Kimberly-Clark (KMB 0.77%) this week posted quarterly earnings results that met management's lowered expectations. Sales growth sped up slightly from the prior quarter, and surging cash flow helped the consumer goods giant afford a big boost to its dividend payment.

After the announcement, CEO Tom Falk and his executive team held a conference call with analysts to put those results in perspective and provide the company's outlook for the new year. Here are the key takeaways for investors from that chat.

Hitting sales growth targets

Organic sales were up about 2% for the year. In developing and emerging markets, we delivered 4% organic sales growth, even though we were impacted by category declines in some markets, and by price competition in China.
-- Falk

Organic sales growth ticked up to a 1% pace from flat in the third quarter. That left the annual expansion rate at 2%, which met the target executives laid out in October. However, Kimberly-Clark had started the year expecting much more robust growth approaching 5%. Worsening industry conditions and increased competition spurred two downgrades of that outlook, first to 3% and then to 2%.

Outperforming on costs

Our teams delivered record fourth cost savings of $435 million for 2016. That was well above our initial target of at least $350 million coming into the year.
-- Chief Financial Officer Maria Henry

Discipline on costs and expenses helped earnings grow despite an overall decline in revenue. Kimberly-Clark outperformed its aggressive savings targets, which pushed operating margin up by 1% to 18.4% of sales. Gross profit margin improved too, to 37% of sales.

KMB Cost of Goods Sold (TTM) Chart

KMB Cost of Goods Sold (TTM) data by YCharts.

The overall cost-cutting program hit 3.8% of cost of goods, up from 3.1% in 2015 as the company sliced over $400 million out of its manufacturing costs compared to its original goal of $350 million. As a result, earnings rose by 5%, the same pace as in 2015 when sales growth was much more robust.

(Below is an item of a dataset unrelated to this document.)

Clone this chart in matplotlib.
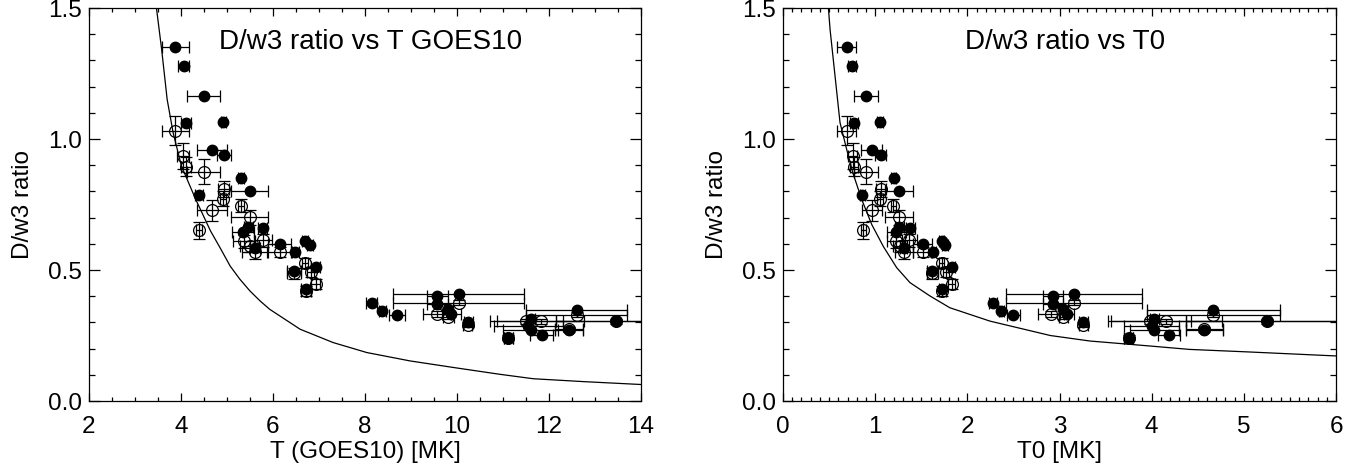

Boosting cash flow and efficiency

Cash provided by operations was $3.2 billion for the year, up 40% year on year, and somewhat ahead of our plans.
-- Henry

Cash surged higher thanks mainly to improvements in working capital and lower pension contributions. These gains aren't likely to repeat in 2017, though, and so the company sees cash flow holding steady or even dropping a bit, in part because management is expecting higher tax payments.

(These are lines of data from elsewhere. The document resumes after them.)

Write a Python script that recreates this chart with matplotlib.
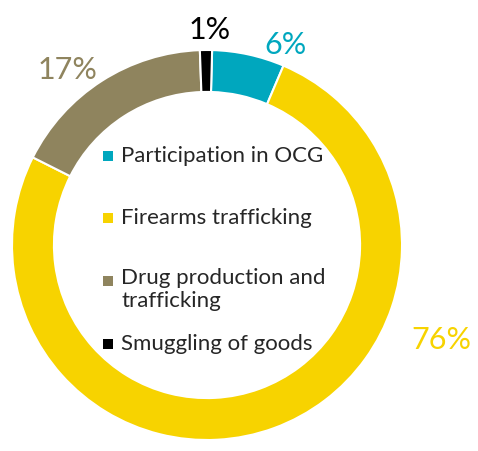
import matplotlib
matplotlib.use("Agg")
import matplotlib.pyplot as plt

# --- data ---
categories = ["Participation in OCG", "Firearms trafficking",
              "Drug production and\ntrafficking", "Smuggling of goods"]
shares = [6, 76, 17, 1]
pct_labels = ["6%", "76%", "17%", "1%"]
colors = ["#00A7BE", "#F7D300", "#8F845E", "#000000"]

plt.rcParams["font.family"] = ["Lato", "DejaVu Sans"]

W, H = 478, 451
cx, cy, R = 207, 245, 195   # donut centre / radius in pixels


def px(x, y):
    # pixel position -> data coords
    return (x - cx) / R, (cy - y) / R


fig = plt.figure(figsize=(W / 100, H / 100), dpi=100)
ax = fig.add_axes([0, 0, 1, 1])

ax.pie(shares, colors=colors, startangle=88.5, counterclock=False, radius=1,
       wedgeprops=dict(width=0.215, edgecolor="white", linewidth=1.5))

# pie() resets the limits, so set them afterwards
ax.set_xlim(-cx / R, (W - cx) / R)
ax.set_ylim(-(H - cy) / R, cy / R)
ax.set_aspect("equal")
ax.axis("off")

# percentage labels
label_pos = [(285, 45), (441, 340), (67, 70), (210, 30)]
for lab, col, (x, y) in zip(pct_labels, colors, label_pos):
    ax.text(*px(x, y), lab, color=col, fontsize=22, ha="center", va="center")

# legend in the hole
rows_y = [156, 218, 281, 344]
for cat, col, y in zip(categories, colors, rows_y):
    mx, my = px(108, y)
    ax.scatter([mx], [my], marker="s", s=60, color=col, linewidths=0)
    tx, ty = px(121, y)
    if "\n" in cat:
        ax.text(tx, ty + 13 / R, cat, fontsize=16, color="#262626",
                ha="left", va="top", linespacing=1.2)
    else:
        ax.text(tx, ty, cat, fontsize=16, color="#262626",
                ha="left", va="center")

fig.savefig("out.png", dpi=100)
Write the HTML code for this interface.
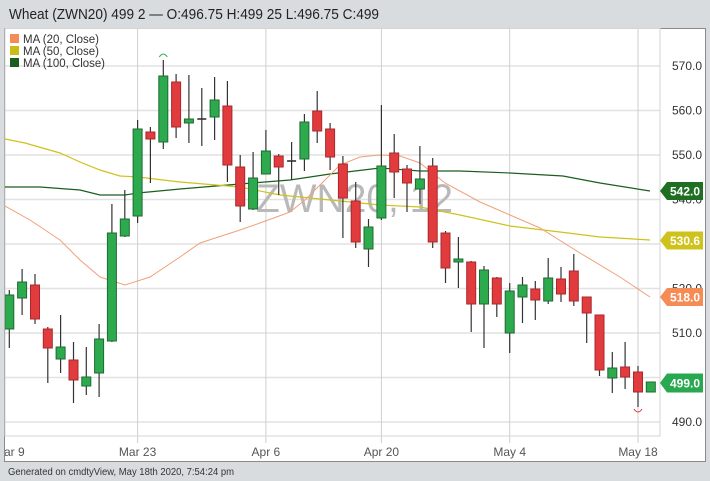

Executives put that cash to work in more efficient ways, with return on invested capital rising by more than a full percentage point to 23.9% -- above their long-term plan of a 0.3% annual boost in ROIC.

Increasing returns

In terms of capital allocation, you should expect us to continue to be shareholder friendly. We expect to allocate between $2.2 billion and $2.4 billion to dividends and share repurchases in 2017.
-- Falk

Kimberly-Clark spent $2.1 billion on dividends and stock buybacks last year to mark its sixth consecutive year of returning at least $2 billion to shareholders.

Image source: Getty Images.

The company signaled a continued preference for hefty cash returns by boosting its dividend by 5% and announcing plans to spend as much as $1 billion on stock repurchases.

While still spending aggressively on the business, it should shell out the equivalent of 6% of its market capitalization to investors this year.

Steady outlook

We're targeting organic sales growth of approximately 2%. That's broadly in line with our assumption for overall market growth in 2017. We're expecting only modest improvement in the overall environment in developing and emerging markets.
-- Falk

Management's 2017 outlook doesn't call for a quick rebound toward 2015's sales growth pace, but instead predicts a continuation of the weak selling conditions that pinched results over the past two quarters. Organic sales should improve by 2% this year to keep its market share flat. Still, thanks to the $400 million in cost cuts planned in 2017, executives believe they'll boost earnings by 4% for just a tiny step down from last year's pace.